-- Begin RECORDED INFORMATION --

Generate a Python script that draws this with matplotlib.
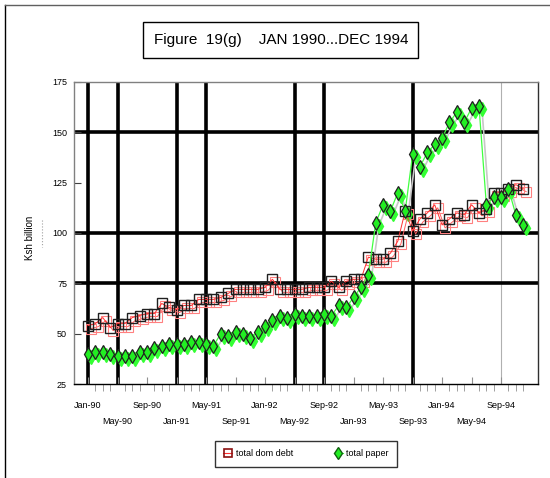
import matplotlib
matplotlib.use("Agg")
import matplotlib.pyplot as plt
import matplotlib.transforms as mtransforms
from matplotlib.lines import Line2D
from matplotlib.patches import Rectangle

plt.rcParams['font.family'] = ['Liberation Sans Narrow', 'Liberation Sans', 'DejaVu Sans']

# monthly data, Jan 1990 .. Dec 1994 (Ksh billion)
months = list(range(60))
dom_debt = [54, 55, 58, 53, 55, 55, 58, 59, 60, 60, 65, 63,
            62, 64, 64, 67, 67, 67, 68, 70, 72, 72, 72, 72,
            73, 77, 72, 72, 72, 72, 73, 73, 73, 76, 73, 76,
            77, 77, 88, 87, 87, 90, 96, 111, 101, 107, 110, 114,
            104, 107, 110, 109, 114, 110, 112, 120, 120, 122, 124, 122]
paper = [40, 41, 41, 40, 39, 39, 39, 41, 41, 43, 44, 45,
         45, 45, 46, 46, 45, 44, 50, 49, 51, 50, 48, 51,
         54, 57, 59, 58, 60, 59, 59, 59, 60, 59, 64, 63,
         68, 73, 79, 105, 114, 111, 120, 111, 139, 133, 140, 144,
         147, 155, 160, 155, 162, 163, 114, 118, 118, 122, 109, 104]

tick_pos = list(range(0, 60, 4))
tick_labels = ['Jan-90', 'May-90', 'Sep-90', 'Jan-91', 'May-91', 'Sep-91',
               'Jan-92', 'May-92', 'Sep-92', 'Jan-93', 'May-93', 'Sep-93',
               'Jan-94', 'May-94', 'Sep-94']
vlines_thick = [0, 4, 12, 16, 28, 32, 44]
vline_thin = 56
hlines = [75, 100, 150]

fig = plt.figure(figsize=(5.5, 4.78), dpi=100)
ax = fig.add_axes([74/550, 1-384/478, (538-74)/550, (384-82)/478])

for v in vlines_thick:
    ax.axvline(v, color='black', lw=2.6, zorder=1)
ax.axvline(vline_thin, color='#b0b0b0', lw=0.8, zorder=1)
for h in hlines:
    ax.axhline(h, color='black', lw=2.6, zorder=1)

# drop shadows
shadow = mtransforms.offset_copy(ax.transData, fig=fig, x=3, y=-3, units='dots')
ax.plot(months, dom_debt, color='#ff6060', lw=0.7, marker='s', ms=7,
        mfc='none', mec='#ff8080', mew=0.8, transform=shadow, zorder=2)
ax.plot(months, paper, color='#c8c8c8', lw=1.2, marker='d', ms=7.5,
        mfc='#33ff33', mec='#33ff33', transform=shadow, zorder=2)

ax.plot(months, dom_debt, color='#ff3030', lw=0.7, marker='s', ms=7,
        mfc='none', mec='#202020', mew=1.0, zorder=3)
ax.plot(months, paper, color='#40ff40', lw=0.9, marker='d', ms=7.5,
        mfc='#22ee22', mec='#202020', mew=0.9, zorder=4)

ax.set_xlim(-1.9, 61)
ax.set_ylim(25, 175)
ax.set_yticks(range(25, 176, 25))
ax.set_xticks(tick_pos)
ax.set_xticklabels(tick_labels)
ax.set_xticks(months, minor=True)
ax.tick_params(axis='both', labelsize=6.5, direction='in', length=5)
ax.tick_params(axis='x', which='both', color='#909090', length=5, pad=12)
ax.tick_params(axis='y', color='#404040', pad=5)
for t in ax.xaxis.get_major_ticks()[1::2]:
    t.set_pad(24)

ax.spines['left'].set_color('#808080')
ax.spines['top'].set_color('#808080')
ax.spines['right'].set_color('#303030')
ax.spines['bottom'].set_color('black')
for s in ax.spines.values():
    s.set_linewidth(1.0)

fig.text(30/550, 1-238/478, 'Ksh billion', rotation=90, fontsize=7,
         ha='center', va='center')
fig.add_artist(Line2D([42/550, 42/550], [1-220/478, 1-247/478], color='#a0a0a0',
                      lw=0.8, ls=':'))

# title box
fig.add_artist(Rectangle((143/550, 1-58/478), (418-143)/550, 36/478,
                         transform=fig.transFigure, fc='white', ec='black', lw=1.0))
fig.text(281/550, 1-40/478, 'Figure  19(g)    JAN 1990...DEC 1994', fontsize=11,
         ha='center', va='center')

# outer frame
fig.add_artist(Line2D([5/550, 5/550], [0, 1-5/478], color='black', lw=1.0))
fig.add_artist(Line2D([5/550, 1], [1-5/478, 1-5/478], color='#606060', lw=1.0))

handles = [Line2D([], [], color='#ff3030', lw=0.8, marker='s', ms=6, mfc='none',
                  mec='#8b1010', mew=1.2),
           Line2D([], [], color='#40ff40', lw=0.8, marker='d', ms=6.5, mfc='#22ee22',
                  mec='#106010')]
leg = fig.legend(handles, ['total dom debt', 'total paper'], loc='center',
                 bbox_to_anchor=(306/550, 1-454/478), ncol=2, fontsize=6.5,
                 frameon=True, fancybox=False, edgecolor='black', handlelength=1.0,
                 handletextpad=0.4, columnspacing=4.5, borderpad=0.9)
leg.get_frame().set_linewidth(1.0)

fig.savefig('out.png', dpi=100)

-- End RECORDED INFORMATION --

WHAT YOU ARE ASKED TO DO:
Each line containing "matplotlib" counts once; state the total number of such lines and nothing else.

ANSWER FOR THIS EXERCISE:
7